Extracted material –

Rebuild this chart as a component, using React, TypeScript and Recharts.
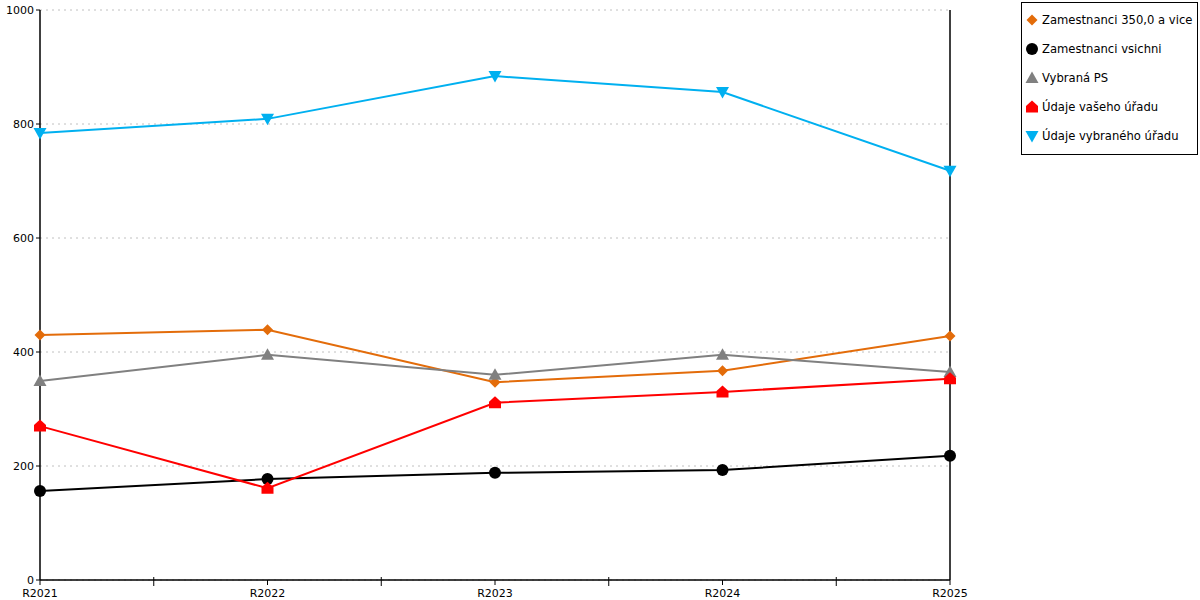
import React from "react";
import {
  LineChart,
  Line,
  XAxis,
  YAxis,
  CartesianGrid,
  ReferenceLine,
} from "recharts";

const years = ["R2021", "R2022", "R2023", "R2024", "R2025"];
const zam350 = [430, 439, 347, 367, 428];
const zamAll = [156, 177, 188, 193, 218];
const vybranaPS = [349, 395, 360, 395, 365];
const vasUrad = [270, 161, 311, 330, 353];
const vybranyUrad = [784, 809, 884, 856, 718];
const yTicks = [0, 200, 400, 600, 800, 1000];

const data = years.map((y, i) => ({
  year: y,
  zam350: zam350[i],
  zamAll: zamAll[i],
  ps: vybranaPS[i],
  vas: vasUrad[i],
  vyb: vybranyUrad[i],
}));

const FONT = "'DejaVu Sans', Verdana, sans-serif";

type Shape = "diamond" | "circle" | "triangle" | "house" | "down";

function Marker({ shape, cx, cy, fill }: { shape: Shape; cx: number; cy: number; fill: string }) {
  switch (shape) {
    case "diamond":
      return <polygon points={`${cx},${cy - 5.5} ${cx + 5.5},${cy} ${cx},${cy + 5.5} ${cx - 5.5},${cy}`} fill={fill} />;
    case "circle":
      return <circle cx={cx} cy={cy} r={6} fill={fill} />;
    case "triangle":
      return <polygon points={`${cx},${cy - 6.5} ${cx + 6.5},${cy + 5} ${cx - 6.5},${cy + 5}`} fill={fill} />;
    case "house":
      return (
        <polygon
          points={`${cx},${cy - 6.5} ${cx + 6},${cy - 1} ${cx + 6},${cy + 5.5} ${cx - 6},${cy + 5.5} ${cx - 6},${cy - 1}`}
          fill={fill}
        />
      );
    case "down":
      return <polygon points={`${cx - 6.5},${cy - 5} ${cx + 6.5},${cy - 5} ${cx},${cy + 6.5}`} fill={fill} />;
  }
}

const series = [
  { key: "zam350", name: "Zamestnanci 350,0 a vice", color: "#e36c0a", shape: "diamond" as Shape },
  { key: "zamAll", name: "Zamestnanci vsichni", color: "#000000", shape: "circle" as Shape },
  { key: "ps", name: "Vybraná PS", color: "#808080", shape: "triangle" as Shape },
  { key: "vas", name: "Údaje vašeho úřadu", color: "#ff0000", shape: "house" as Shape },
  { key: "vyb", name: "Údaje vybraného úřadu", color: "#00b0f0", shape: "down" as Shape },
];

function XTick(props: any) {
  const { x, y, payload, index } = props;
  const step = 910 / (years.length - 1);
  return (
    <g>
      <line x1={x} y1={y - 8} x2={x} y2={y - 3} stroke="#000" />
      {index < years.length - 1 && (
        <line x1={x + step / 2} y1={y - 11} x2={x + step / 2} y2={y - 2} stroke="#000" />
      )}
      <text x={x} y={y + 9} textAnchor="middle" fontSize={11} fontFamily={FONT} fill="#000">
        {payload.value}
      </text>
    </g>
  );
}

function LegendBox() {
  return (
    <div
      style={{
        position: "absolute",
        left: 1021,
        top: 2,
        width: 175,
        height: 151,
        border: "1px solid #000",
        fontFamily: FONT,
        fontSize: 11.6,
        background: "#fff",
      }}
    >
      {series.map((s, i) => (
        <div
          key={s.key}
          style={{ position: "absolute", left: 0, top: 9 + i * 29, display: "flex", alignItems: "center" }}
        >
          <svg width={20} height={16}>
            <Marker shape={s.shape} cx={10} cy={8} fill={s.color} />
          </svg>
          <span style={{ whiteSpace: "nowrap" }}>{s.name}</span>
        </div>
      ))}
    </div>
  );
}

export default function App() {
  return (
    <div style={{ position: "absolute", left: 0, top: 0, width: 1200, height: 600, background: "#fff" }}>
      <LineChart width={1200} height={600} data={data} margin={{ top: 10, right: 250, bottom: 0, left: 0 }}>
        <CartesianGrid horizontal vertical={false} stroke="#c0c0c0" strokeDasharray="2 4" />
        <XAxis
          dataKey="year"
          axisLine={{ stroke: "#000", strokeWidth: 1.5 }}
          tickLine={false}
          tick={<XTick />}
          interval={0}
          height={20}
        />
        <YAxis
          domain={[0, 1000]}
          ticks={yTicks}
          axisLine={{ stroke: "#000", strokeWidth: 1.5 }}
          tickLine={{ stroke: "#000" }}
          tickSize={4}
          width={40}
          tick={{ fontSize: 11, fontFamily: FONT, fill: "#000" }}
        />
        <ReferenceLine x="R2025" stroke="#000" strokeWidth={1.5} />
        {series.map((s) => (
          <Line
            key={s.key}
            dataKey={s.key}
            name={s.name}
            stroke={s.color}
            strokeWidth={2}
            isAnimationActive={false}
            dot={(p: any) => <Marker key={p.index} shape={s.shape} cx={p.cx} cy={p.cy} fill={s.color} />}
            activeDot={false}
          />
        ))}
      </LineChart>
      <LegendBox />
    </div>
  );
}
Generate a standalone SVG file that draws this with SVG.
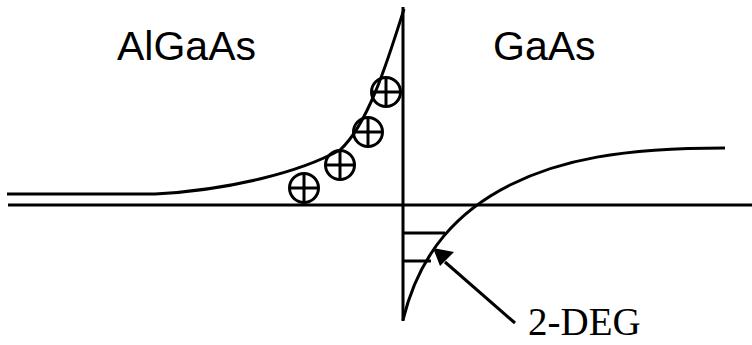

Directive –
Using the material above, retype each entry exactly and omit the pictures.

Written solution –
Rebuild this chart as a component, using React, TypeScript and Recharts.
import React from "react";
import {
  LineChart,
  Line,
  XAxis,
  YAxis,
  CartesianGrid,
  ReferenceLine,
} from "recharts";

const years = ["R2021", "R2022", "R2023", "R2024", "R2025"];
const zam350 = [430, 439, 347, 367, 428];
const zamAll = [156, 177, 188, 193, 218];
const vybranaPS = [349, 395, 360, 395, 365];
const vasUrad = [270, 161, 311, 330, 353];
const vybranyUrad = [784, 809, 884, 856, 718];
const yTicks = [0, 200, 400, 600, 800, 1000];

const data = years.map((y, i) => ({
  year: y,
  zam350: zam350[i],
  zamAll: zamAll[i],
  ps: vybranaPS[i],
  vas: vasUrad[i],
  vyb: vybranyUrad[i],
}));

const FONT = "'DejaVu Sans', Verdana, sans-serif";

type Shape = "diamond" | "circle" | "triangle" | "house" | "down";

function Marker({ shape, cx, cy, fill }: { shape: Shape; cx: number; cy: number; fill: string }) {
  switch (shape) {
    case "diamond":
      return <polygon points={`${cx},${cy - 5.5} ${cx + 5.5},${cy} ${cx},${cy + 5.5} ${cx - 5.5},${cy}`} fill={fill} />;
    case "circle":
      return <circle cx={cx} cy={cy} r={6} fill={fill} />;
    case "triangle":
      return <polygon points={`${cx},${cy - 6.5} ${cx + 6.5},${cy + 5} ${cx - 6.5},${cy + 5}`} fill={fill} />;
    case "house":
      return (
        <polygon
          points={`${cx},${cy - 6.5} ${cx + 6},${cy - 1} ${cx + 6},${cy + 5.5} ${cx - 6},${cy + 5.5} ${cx - 6},${cy - 1}`}
          fill={fill}
        />
      );
    case "down":
      return <polygon points={`${cx - 6.5},${cy - 5} ${cx + 6.5},${cy - 5} ${cx},${cy + 6.5}`} fill={fill} />;
  }
}

const series = [
  { key: "zam350", name: "Zamestnanci 350,0 a vice", color: "#e36c0a", shape: "diamond" as Shape },
  { key: "zamAll", name: "Zamestnanci vsichni", color: "#000000", shape: "circle" as Shape },
  { key: "ps", name: "Vybraná PS", color: "#808080", shape: "triangle" as Shape },
  { key: "vas", name: "Údaje vašeho úřadu", color: "#ff0000", shape: "house" as Shape },
  { key: "vyb", name: "Údaje vybraného úřadu", color: "#00b0f0", shape: "down" as Shape },
];

function XTick(props: any) {
  const { x, y, payload, index } = props;
  const step = 910 / (years.length - 1);
  return (
    <g>
      <line x1={x} y1={y - 8} x2={x} y2={y - 3} stroke="#000" />
      {index < years.length - 1 && (
        <line x1={x + step / 2} y1={y - 11} x2={x + step / 2} y2={y - 2} stroke="#000" />
      )}
      <text x={x} y={y + 9} textAnchor="middle" fontSize={11} fontFamily={FONT} fill="#000">
        {payload.value}
      </text>
    </g>
  );
}

function LegendBox() {
  return (
    <div
      style={{
        position: "absolute",
        left: 1021,
        top: 2,
        width: 175,
        height: 151,
        border: "1px solid #000",
        fontFamily: FONT,
        fontSize: 11.6,
        background: "#fff",
      }}
    >
      {series.map((s, i) => (
        <div
          key={s.key}
          style={{ position: "absolute", left: 0, top: 9 + i * 29, display: "flex", alignItems: "center" }}
        >
          <svg width={20} height={16}>
            <Marker shape={s.shape} cx={10} cy={8} fill={s.color} />
          </svg>
          <span style={{ whiteSpace: "nowrap" }}>{s.name}</span>
        </div>
      ))}
    </div>
  );
}

export default function App() {
  return (
    <div style={{ position: "absolute", left: 0, top: 0, width: 1200, height: 600, background: "#fff" }}>
      <LineChart width={1200} height={600} data={data} margin={{ top: 10, right: 250, bottom: 0, left: 0 }}>
        <CartesianGrid horizontal vertical={false} stroke="#c0c0c0" strokeDasharray="2 4" />
        <XAxis
          dataKey="year"
          axisLine={{ stroke: "#000", strokeWidth: 1.5 }}
          tickLine={false}
          tick={<XTick />}
          interval={0}
          height={20}
        />
        <YAxis
          domain={[0, 1000]}
          ticks={yTicks}
          axisLine={{ stroke: "#000", strokeWidth: 1.5 }}
          tickLine={{ stroke: "#000" }}
          tickSize={4}
          width={40}
          tick={{ fontSize: 11, fontFamily: FONT, fill: "#000" }}
        />
        <ReferenceLine x="R2025" stroke="#000" strokeWidth={1.5} />
        {series.map((s) => (
          <Line
            key={s.key}
            dataKey={s.key}
            name={s.name}
            stroke={s.color}
            strokeWidth={2}
            isAnimationActive={false}
            dot={(p: any) => <Marker key={p.index} shape={s.shape} cx={p.cx} cy={p.cy} fill={s.color} />}
            activeDot={false}
          />
        ))}
      </LineChart>
      <LegendBox />
    </div>
  );
}
Generate a standalone SVG file that draws this with SVG.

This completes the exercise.